Models: Data loss error when training custom data using newly gained checkpoint

Created on 18 Jan 2017 · 6Comments · Source: tensorflow/models

I am working on a project using models/slim, and I have my own image dataset which has 8 classes which will increase to hundreds soon.

My model is an Inception v3, and I downloaded my own dataset and modified it to TFRecord format successfully using _download_and_convert_data.py_.

My custom dataset has 8 classes, and I've trained one of them 1,000 times with _inception_v3.ckpt_ as checkpoint using _train_image_classifier.py_. As a result, I've got new checkpoint (_model.ckpt-1000_), and I have also done test using the checkpoint by running _eval_image_classifier.py_.

Now, I want to train my second dataset based on the newly gained checkpoint (_model.ckpt-1000_), but it shows data loss error.

As mentioned earlier, the same checkpoint (_model.ckpt-1000_) worked fine with the test, but it doesn't work with new training data.

Beginning with *_inception_v3.ckpt_, I plan to train each of my own datasets (totally 8 now, but will increase to hundreds) step by step using newly gained checkpoint in the previous training session. Does this plan have any problems?*

Here is the error messge.

Traceback (most recent call last):
File "/Users/andymac/dev/tf_python2/code/models/slim/train_image_classifier.py", line 600, in
tf.app.run()
............................
............................
tensorflow.python.framework.errors_impl.DataLossError: Unable to open table file /Users/andymac/dev/tf_python2/code/models/slim/food/checkpoint/model.ckpt-1: Data loss: not an sstable (bad magic number): perhaps your file is in a different file format and you need to use a different restore operator?
[[Node: save/RestoreV2_80 = RestoreV2[dtypes=[DT_FLOAT], _device="/job:localhost/replica:0/task:0/cpu:0"](_recv_save/Const_0, save/RestoreV2_80/tensor_names, save/RestoreV2_80/shape_and_slices)]]

Source

kyoseoksong

All 6 comments

It's hard to say what's happening since the details depend a lot on what exact steps were followed. For example, I notice that your report says the checkpoint is named model.cpkt-1000 but the error message is about failure to open model.ckpt-1.

Have you made any modifications to the code? What does the full stack trace look like?

asimshankar on 19 Jan 2017

You're right. I used model.ckpt-1 for my test, and I used it as my new checkpoint.
I just mentioned model.ckpt-1000 as an example.

I am not sure if I can train each of my own datasets (will be hundreds of classes) step by step using newly gained checkpoint in the previous training step. This plan doesn't have any problems, right?

kyoseoksong on 19 Jan 2017

If I understand your intent correctly, then yes, that strategy should be fine.

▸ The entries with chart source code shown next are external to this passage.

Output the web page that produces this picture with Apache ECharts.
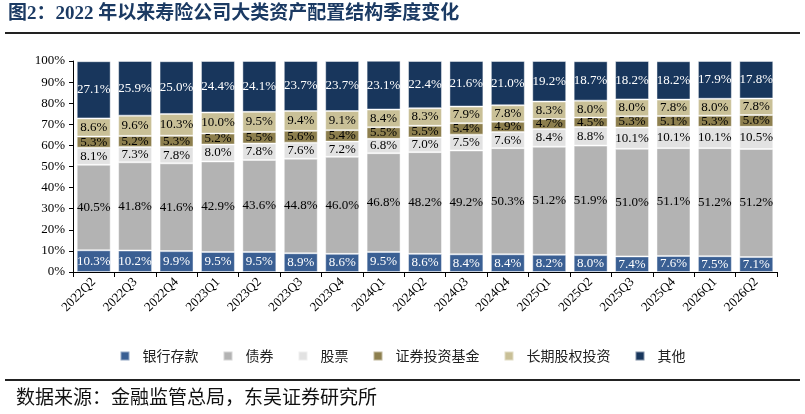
<!DOCTYPE html>
<html>
<head>
<meta charset="utf-8">
<script src="https://cdn.jsdelivr.net/npm/echarts@6/dist/echarts.min.js"></script>
<style>
html, body { margin: 0; padding: 0; background: #fff; }
#main { width: 805px; height: 414px; }
</style>
</head>
<body>
<div id="main"></div>
<script>
var quarters = ['2022Q2', '2022Q3', '2022Q4', '2023Q1', '2023Q2', '2023Q3', '2023Q4', '2024Q1', '2024Q2',
	'2024Q3', '2024Q4', '2025Q1', '2025Q2', '2025Q3', '2025Q4', '2026Q1', '2026Q2'];

var bankDeposit = [10.3, 10.2, 9.9, 9.5, 9.5, 8.9, 8.6, 9.5, 8.6, 8.4, 8.4, 8.2, 8.0, 7.4, 7.6, 7.5, 7.1];
var bonds = [40.5, 41.8, 41.6, 42.9, 43.6, 44.8, 46.0, 46.8, 48.2, 49.2, 50.3, 51.2, 51.9, 51.0, 51.1, 51.2, 51.2];
var stocks = [8.1, 7.3, 7.8, 8.0, 7.8, 7.6, 7.2, 6.8, 7.0, 7.5, 7.6, 8.4, 8.8, 10.1, 10.1, 10.1, 10.5];
var funds = [5.3, 5.2, 5.3, 5.2, 5.5, 5.6, 5.4, 5.5, 5.5, 5.4, 4.9, 4.7, 4.5, 5.3, 5.1, 5.3, 5.6];
var equityInv = [8.6, 9.6, 10.3, 10.0, 9.5, 9.4, 9.1, 8.4, 8.3, 7.9, 7.8, 8.3, 8.0, 8.0, 7.8, 8.0, 7.8];
var others = [27.1, 25.9, 25.0, 24.4, 24.1, 23.7, 23.7, 23.1, 22.4, 21.6, 21.0, 19.2, 18.7, 18.2, 18.2, 17.9, 17.8];

var serif = '"Liberation Serif", "Times New Roman", "Noto Sans CJK SC", serif';
var cjk = '"Noto Sans CJK SC", sans-serif';

var seriesDefs = [
	{name: '银行存款', data: bankDeposit, color: '#3A5F93', label: '#ffffff'},
	{name: '债券', data: bonds, color: '#B3B3B3', label: '#000000'},
	{name: '股票', data: stocks, color: '#E2E2E2', label: '#000000'},
	{name: '证券投资基金', data: funds, color: '#8D7F4E', label: '#000000'},
	{name: '长期股权投资', data: equityInv, color: '#C9C097', label: '#000000'},
	{name: '其他', data: others, color: '#18365C', label: '#ffffff'}
];

var chart = echarts.init(document.getElementById('main'));

chart.setOption({
	animation: false,
	backgroundColor: '#ffffff',
	graphic: [
		{
			type: 'text', left: 8, top: 5,
			style: {text: '图2：2022 年以来寿险公司大类资产配置结构季度变化', font: 'bold 19px ' + serif, fill: '#1B3A63'}
		},
		{type: 'rect', shape: {x: 5, y: 32, width: 795, height: 2}, style: {fill: '#222'}},
		{type: 'rect', shape: {x: 5, y: 379, width: 795, height: 2}, style: {fill: '#222'}},
		{
			type: 'text', left: 16, top: 387,
			style: {text: '数据来源：金融监管总局，东吴证券研究所', font: '19px ' + cjk, fill: '#111'}
		}
	],
	legend: {
		bottom: 46,
		left: 'center',
		itemWidth: 9,
		itemHeight: 9,
		itemGap: 24,
		icon: 'rect',
		textStyle: {fontFamily: cjk, fontSize: 14, color: '#222', padding: [0, 0, 0, 8]},
		data: seriesDefs.map(function (s) { return s.name; })
	},
	grid: {left: 73, right: 28, top: 61, bottom: 142},
	xAxis: {
		type: 'category',
		data: quarters,
		axisLine: {lineStyle: {color: '#000', width: 1}},
		axisTick: {show: true, alignWithLabel: false, length: 5, lineStyle: {color: '#000'}},
		axisLabel: {rotate: 45, interval: 0, fontFamily: serif, fontSize: 13, color: '#000', margin: 8}
	},
	yAxis: {
		type: 'value',
		min: 0,
		max: 100,
		interval: 10,
		splitLine: {show: false},
		axisLine: {show: true, lineStyle: {color: '#000'}},
		axisTick: {show: true, length: 4, lineStyle: {color: '#000'}},
		axisLabel: {formatter: '{value}%', fontFamily: serif, fontSize: 13, color: '#000', margin: 8}
	},
	series: seriesDefs.map(function (s) {
		return {
			name: s.name,
			type: 'bar',
			stack: 'total',
			barCategoryGap: '18%',
			data: s.data,
			itemStyle: {color: s.color, borderColor: 'rgba(255,255,255,0.45)', borderWidth: 1},
			label: {
				show: true,
				position: 'inside',
				fontFamily: serif,
				fontSize: 13,
				color: s.label,
				formatter: function (p) { return p.value.toFixed(1) + '%'; }
			}
		};
	})
});

window.addEventListener('resize', function () {
	chart.resize();
});
</script>
</body>
</html>
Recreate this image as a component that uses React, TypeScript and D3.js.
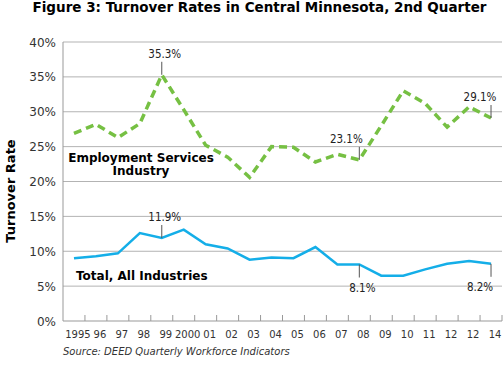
import * as d3 from "d3";

const years = ["1995", "96", "97", "98", "99", "2000", "01", "02", "03", "04", "05", "06", "07", "08", "09", "10", "11", "12", "12", "14"];
const employmentServices = [26.9, 28.2, 26.3, 28.3, 35.3, 30.3, 25.2, 23.5, 20.6, 25.0, 24.9, 22.8, 23.9, 23.1, 28.0, 33.0, 31.2, 27.8, 30.7, 29.1];
const allIndustries = [9.0, 9.3, 9.7, 12.6, 11.9, 13.1, 11.0, 10.4, 8.8, 9.1, 9.0, 10.6, 8.1, 8.1, 6.5, 6.5, 7.4, 8.2, 8.6, 8.2];
const yTicks = [0, 5, 10, 15, 20, 25, 30, 35, 40];

// callouts: series, index, label above (-1) or below (1)
const callouts = [
  { data: employmentServices, i: 4, dir: -1 },
  { data: employmentServices, i: 13, dir: -1 },
  { data: employmentServices, i: 19, dir: -1 },
  { data: allIndustries, i: 4, dir: -1 },
  { data: allIndustries, i: 13, dir: 1 },
  { data: allIndustries, i: 19, dir: 1 },
];

const W = 503;
const H = 367;
const margin = { top: 42, right: 1, bottom: 46, left: 63 };
const font = "'DejaVu Sans', Verdana, sans-serif";

export default function App() {
  const x = d3
    .scaleBand<number>()
    .domain(d3.range(years.length))
    .range([margin.left, W - margin.right]);
  const y = d3.scaleLinear().domain([0, 40]).range([H - margin.bottom, margin.top]);
  const cx = (i: number) => (x(i) ?? 0) + x.bandwidth() / 2;

  const line = d3
    .line<number>()
    .x((_, i) => cx(i))
    .y((d) => y(d));

  const bottom = y(0);

  return (
    <svg width={W} height={H} style={{ position: "absolute", left: 0, top: 0, background: "#fff" }}>
      <text x={259.5} y={12} textAnchor="middle" fontFamily={font} fontWeight="bold" fontSize={13.5} fill="#000">
        Figure 3: Turnover Rates in Central Minnesota, 2nd Quarter
      </text>

      {/* grid */}
      {yTicks.map((t) => (
        <g key={t}>
          {t > 0 && (
            <line x1={margin.left} x2={W - margin.right} y1={y(t)} y2={y(t)} stroke="#b3b3b3" strokeWidth={1} />
          )}
          <text x={56} y={y(t) + 4.5} textAnchor="end" fontFamily={font} fontSize={12} fill="#333">
            {t}%
          </text>
        </g>
      ))}
      <line x1={margin.left} x2={margin.left} y1={margin.top} y2={bottom} stroke="#999" />
      <line x1={margin.left} x2={W - margin.right} y1={bottom} y2={bottom} stroke="#999" />
      {years.map((yr, i) => (
        <g key={i}>
          <line x1={(x(i) ?? 0) + x.bandwidth()} x2={(x(i) ?? 0) + x.bandwidth()} y1={bottom} y2={bottom - 6} stroke="#999" />
          <text x={cx(i) + 4} y={338} textAnchor="middle" fontFamily={font} fontSize={10} fill="#333">
            {yr}
          </text>
        </g>
      ))}

      <text
        transform="translate(15,191) rotate(-90)"
        textAnchor="middle"
        fontFamily={font}
        fontWeight="bold"
        fontSize={13}
        fill="#000"
      >
        Turnover Rate
      </text>

      <path d={line(employmentServices) ?? ""} fill="none" stroke="#76c043" strokeWidth={3.5} strokeDasharray="8 5" />
      <path d={line(allIndustries) ?? ""} fill="none" stroke="#14aee8" strokeWidth={2.5} />

      {callouts.map((c, k) => {
        const px = cx(c.i);
        const py = y(c.data[c.i]);
        const y2 = py + c.dir * 13;
        return (
          <g key={k}>
            <line x1={px} x2={px} y1={py} y2={y2} stroke="#555" />
            <text
              x={px + (c.i === 19 ? -11 : c.i === 13 && c.dir < 0 ? -13 : 3)}
              y={c.dir < 0 ? y2 - 4 : y2 + 14}
              textAnchor="middle"
              fontFamily="'DejaVu Sans Condensed', 'DejaVu Sans', sans-serif"
              fontSize={11.5}
              fill="#222"
            >
              {c.data[c.i].toFixed(1)}%
            </text>
          </g>
        );
      })}

      <text textAnchor="middle" fontFamily={font} fontWeight="bold" fontSize={12} fill="#000">
        <tspan x={141} y={161.5}>Employment Services</tspan>
        <tspan x={141} y={175}>Industry</tspan>
      </text>
      <text x={76} y={280} fontFamily={font} fontWeight="bold" fontSize={12} fill="#000">
        Total, All Industries
      </text>

      <text x={63} y={355} fontFamily={font} fontStyle="italic" fontSize={10} fill="#333">
        Source: DEED Quarterly Workforce Indicators
      </text>
    </svg>
  );
}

Though, perhaps you want to pose this on stackoverflow, which is a more suitable forum for usage advice. We try to keep the github issues focused on bugs and feature requests.

asimshankar on 20 Jan 2017

@kyoseoksong I have met the same problem with you. Once I stop the fine-tuning process, I can nerver resstart it with the same command as instruction，or just like what you did which use the new gained model as checkpoint. So have you solved it?